Stated goal – All lines in the records below from the line with "Clone this chart in matplotlib." through the line with "from matplotlib.ticker import" are to be given again exactly, both ends included; the pictures are to be left out.
[start of Given entries]
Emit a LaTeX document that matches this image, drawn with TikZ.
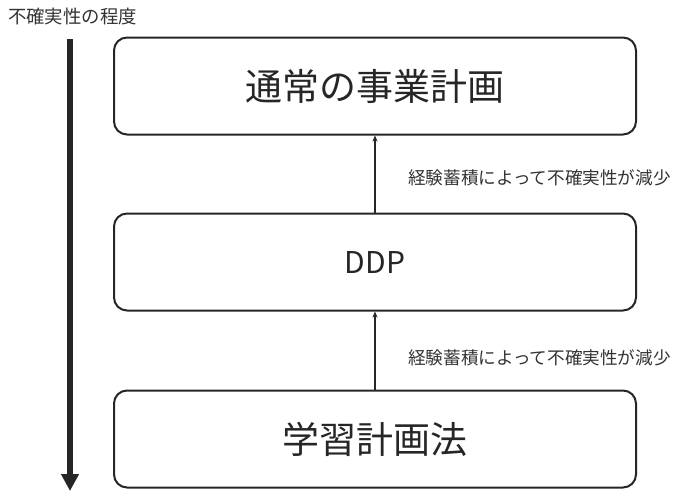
\documentclass[tikz,border=0pt]{standalone}
\usepackage{fontspec}
\setmainfont{Noto Sans CJK JP}
\usetikzlibrary{arrows.meta}
\begin{document}
\begin{tikzpicture}[x=1pt,y=-1pt,
  stage/.style={draw=black!85, line width=2pt, rounded corners=13pt, minimum width=522pt, minimum height=97pt, inner sep=0pt, text=black!85},
  flow/.style={draw=black!85, line width=1.4pt, -{Stealth[length=6pt,width=5pt]}},
  note/.style={font=\fontsize{17.6}{20}\selectfont, text=black!80, anchor=west, inner sep=0pt}]
\useasboundingbox (0,0) rectangle (685,491);
\node[stage] (plan) at (375,86) {\fontsize{37}{42}\selectfont 通常の事業計画};
\node[stage] (ddp) at (375,262) {\fontsize{30}{34}\selectfont DDP};
\node[stage] (learn) at (375,439) {\fontsize{37}{42}\selectfont 学習計画法};
\draw[flow] (ddp.north) -- (plan.south);
\draw[flow] (learn.north) -- (ddp.south);
\node[note] (n1) at (408,178) {経験蓄積によって不確実性が減少};
\node[note] (n2) at (408,358) {経験蓄積によって不確実性が減少};
\node[note, font=\fontsize{18.4}{21}\selectfont] (deg) at (8,17) {不確実性の程度};
\coordinate (top) at (70,39);
\coordinate (bot) at (70,491);
\draw[line width=6pt, draw=black!85, -{Triangle[length=17pt,width=17pt]}] (top) -- (bot);
\end{tikzpicture}
\end{document}
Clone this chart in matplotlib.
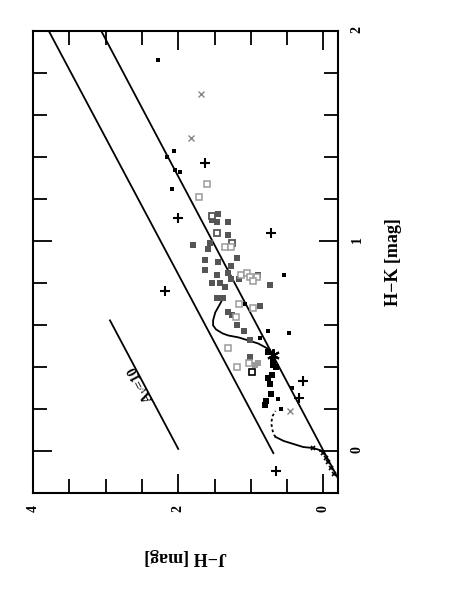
import matplotlib
matplotlib.use('Agg')
import matplotlib.pyplot as plt
from matplotlib.ticker import MultipleLocator, FixedLocator

# ---------------- data (J-H, H-K) in mag ----------------
# black small filled squares
blk_jh = [2.28, 2.06, 2.15, 2.04, 1.97, 2.08, 0.55, 1.08, 0.77, 0.48, 0.87, 0.43, 0.62, 0.59]
blk_hk = [1.86, 1.43, 1.40, 1.34, 1.33, 1.25, 0.84, 0.70, 0.57, 0.56, 0.54, 0.30, 0.25, 0.20]
# black larger filled squares (cluster on the dwarf line)
blkb_jh = [0.76, 0.70, 0.69, 0.77, 0.71, 0.74, 0.72, 0.79, 0.81, 0.66]
blkb_hk = [0.47, 0.44, 0.41, 0.35, 0.36, 0.32, 0.27, 0.24, 0.22, 0.40]
# dark grey filled squares
dg_jh = [1.45, 1.46, 1.32, 1.32, 1.79, 1.59, 1.56, 1.19, 1.63, 1.63, 1.45, 1.28, 1.46, 1.32,
         1.28, 1.53, 1.42, 1.35, 1.17, 0.90, 0.73, 1.46, 1.39, 1.31, 1.26, 1.19, 1.10, 0.87,
         1.01, 1.01, 1.53]
dg_hk = [1.13, 1.09, 1.09, 1.03, 0.98, 0.96, 0.99, 0.92, 0.91, 0.86, 0.90, 0.88, 0.84, 0.85,
         0.82, 0.80, 0.80, 0.78, 0.82, 0.84, 0.79, 0.73, 0.73, 0.66, 0.65, 0.60, 0.57, 0.69,
         0.53, 0.45, 1.10]
# dark grey open squares
dgo_jh = [1.53, 1.46, 1.26]
dgo_hk = [1.12, 1.04, 0.99]
# light grey open symbols
lg_jh = [1.60, 1.72, 1.35, 1.28, 1.14, 1.05, 1.01, 0.91, 0.97, 1.17, 1.21, 1.31, 1.03, 1.19, 0.97]
lg_hk = [1.27, 1.21, 0.97, 0.97, 0.84, 0.85, 0.83, 0.83, 0.81, 0.70, 0.64, 0.49, 0.42, 0.40, 0.68]
# light grey filled squares
lgf_jh = [0.90, 0.94]
lgf_hk = [0.42, 0.41]
# grey crosses
gx_jh = [1.68, 1.83, 0.46]
gx_hk = [1.70, 1.49, 0.19]
# black plus signs
pl_jh = [1.63, 2.00, 0.72, 2.18, 0.28, 0.34, 0.66]
pl_hk = [1.37, 1.11, 1.04, 0.76, 0.335, 0.254, -0.096]
# black small crosses near the origin
bx_jh = [0.14, 0.01, -0.03, -0.06, -0.10, -0.14]
bx_hk = [0.014, -0.01, -0.033, -0.053, -0.081, -0.110]
# black open square
bo_jh = [0.98]
bo_hk = [0.378]
# asterisk
st_jh = [0.70]
st_hk = [0.455]

# reddening band lines and reddening vector
left_jh = [0.69, 3.79]
left_hk = [-0.01, 2.005]
right_jh = [-0.20, 3.06]
right_hk = [-0.13, 2.0]
vec_jh = [2.00, 2.94]
vec_hk = [0.01, 0.622]
vec_label = 'A$_V$=10'

# giant-like loop curve
giant_jh = [1.37, 1.42, 1.49, 1.52, 1.52, 1.48, 1.39, 1.31, 1.17, 1.03, 0.90, 0.77, 0.70]
giant_hk = [0.737, 0.703, 0.660, 0.622, 0.598, 0.579, 0.560, 0.550, 0.541, 0.526, 0.512, 0.488, 0.464]
# dwarf sequence (solid) and late dwarf branch (dotted)
dwarf_jh = [0.01, 0.14, 0.28, 0.41, 0.55, 0.66]
dwarf_hk = [0.0, 0.014, 0.019, 0.033, 0.048, 0.067]
mdw_jh = [0.66, 0.68, 0.70, 0.72, 0.70, 0.66]
mdw_hk = [0.067, 0.077, 0.096, 0.134, 0.167, 0.191]

jh_ticks = [0, 2, 4]
jh_ticklabels = ['0', '2', '4']
hk_ticks = [0, 1, 2]
hk_ticklabels = ['0', '1', '2']

# ---------------- plot ----------------
plt.rcParams['font.family'] = ['Liberation Serif', 'DejaVu Serif']
plt.rcParams['mathtext.fontset'] = 'stix'

W, H = 463, 599
fig = plt.figure(figsize=(W / 100, H / 100), dpi=100)
x0, x1, y0, y1 = 33, 338, 31, 493
ax = fig.add_axes([x0 / W, 1 - y1 / H, (x1 - x0) / W, (y1 - y0) / H])
ax.set_xlim(4, -0.2)
ax.set_ylim(-0.2, 2.0)

k = 'black'
dg = '#555555'
lg = '#9a9a9a'

ax.plot(left_jh, left_hk, color=k, lw=1.3)
ax.plot(right_jh, right_hk, color=k, lw=1.3)
ax.plot(vec_jh, vec_hk, color=k, lw=1.3)
ax.plot(giant_jh, giant_hk, color=k, lw=1.3)
ax.plot(dwarf_jh, dwarf_hk, color=k, lw=1.3)
ax.plot(mdw_jh, mdw_hk, color=k, lw=1.3, ls=(0, (1.5, 1.5)))

ax.plot(dg_jh, dg_hk, 's', color=dg, ms=4.3, mew=0)
ax.plot(dgo_jh, dgo_hk, 's', mfc='white', mec=dg, ms=4.5, mew=1.3)
ax.plot(lg_jh, lg_hk, 's', mfc='white', mec=lg, ms=4, mew=1.1)
ax.plot(lgf_jh, lgf_hk, 's', color=lg, ms=5, mew=0)
ax.plot(gx_jh, gx_hk, 'x', color='#888888', ms=4, mew=1)
ax.plot(blk_jh, blk_hk, 's', color=k, ms=2.8, mew=0)
ax.plot(blkb_jh, blkb_hk, 's', color=k, ms=4, mew=0)
ax.plot(bo_jh, bo_hk, 's', mfc='white', mec=k, ms=4, mew=1.2)
ax.plot(pl_jh, pl_hk, '+', color=k, ms=7, mew=1.5)
ax.plot(bx_jh, bx_hk, 'x', color=k, ms=3, mew=1.2)
ax.plot(st_jh, st_hk, marker=(6, 2, 0), color=k, ms=9, mew=1.5, ls='none')

ax.text(2.52, 0.32, vec_label, rotation=118, rotation_mode='anchor',
        ha='center', va='center', fontsize=10, fontweight='bold')

# ticks
ax.xaxis.set_major_locator(FixedLocator(jh_ticks))
ax.xaxis.set_minor_locator(MultipleLocator(0.5))
ax.yaxis.set_major_locator(FixedLocator(hk_ticks))
ax.yaxis.set_minor_locator(MultipleLocator(0.2))
ax.set_xticklabels(jh_ticklabels)
ax.set_yticklabels(hk_ticklabels)
ax.tick_params(which='both', direction='in', top=True, bottom=True, left=True, right=True,
               labelleft=False, labelright=True, width=1.3, labelsize=10)
ax.tick_params(which='major', length=14)
ax.tick_params(which='minor', length=10)
ax.tick_params(axis='x', labelrotation=90, pad=9)
ax.tick_params(axis='y', labelrotation=90, pad=9)
for lab in ax.get_xticklabels() + ax.get_yticklabels():
    lab.set_fontweight('bold')
for s in ax.spines.values():
    s.set_linewidth(1.5)

ax.set_xlabel('J−H [mag]', rotation=180, ha='center', va='center', fontsize=13, fontweight='bold')
ax.xaxis.set_label_coords(0.5, -(557 - y1) / (y1 - y0))
ax.yaxis.set_label_position('right')
ax.set_ylabel('H−K [mag]', rotation=90, ha='center', va='center', fontsize=13, fontweight='bold')
ax.yaxis.set_label_coords((393 - x0) / (x1 - x0), 0.5)

fig.savefig('out.png', dpi=100)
[end of Given entries]
Finished exercise –
Clone this chart in matplotlib.
import matplotlib
matplotlib.use('Agg')
import matplotlib.pyplot as plt
from matplotlib.ticker import MultipleLocator, FixedLocator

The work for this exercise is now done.